Posso ser demitido após pegar COVID-19 no trabalho?
Se o trabalhador for demitido por suspeita de ter contraído coronavírus, o correto é que ele entre na Justiça para reclamar a situação, já que se caracteriza como discriminação por parte da empresa. Entretanto, se o motivo for a crise econômica causada pela pandemia, não há qualquer ilegalidade. O que o trabalhador pode fazer nesse caso é recorrer a algum sindicato.

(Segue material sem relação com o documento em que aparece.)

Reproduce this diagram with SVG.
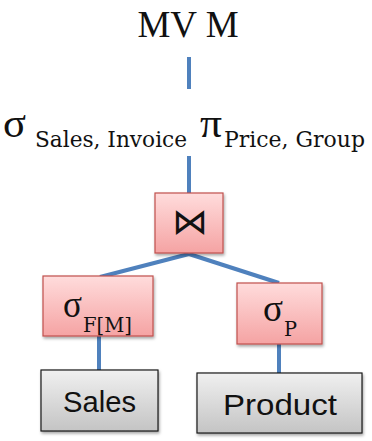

Vale ainda lembrar que o Governo Federal, por meio da Secretaria Especial de Previdência e Trabalho, está sancionando medidas com o objetivo de manter o emprego e a renda dos trabalhadores mesmo em meio à pandemia, como o Benefício Emergencial de Preservação do Emprego e da Renda (BEm).
O BEm zela pela estabilidade, respaldo jurídico e segurança dos trabalhadores. Quem teve contrato trabalhista suspenso, por exemplo, não pode ser demitido sem justa causa ou só pode ser mandado embora após ser mantido na empresa pelo mesmo tempo que o contrato se estendeu.
O Programa Emergencial de Manutenção do Emprego e da Renda também permitiu que as empresas reduzissem a jornada e o salário dos funcionários em 25%, 50% ou 70% desde que os cargos fossem assegurados.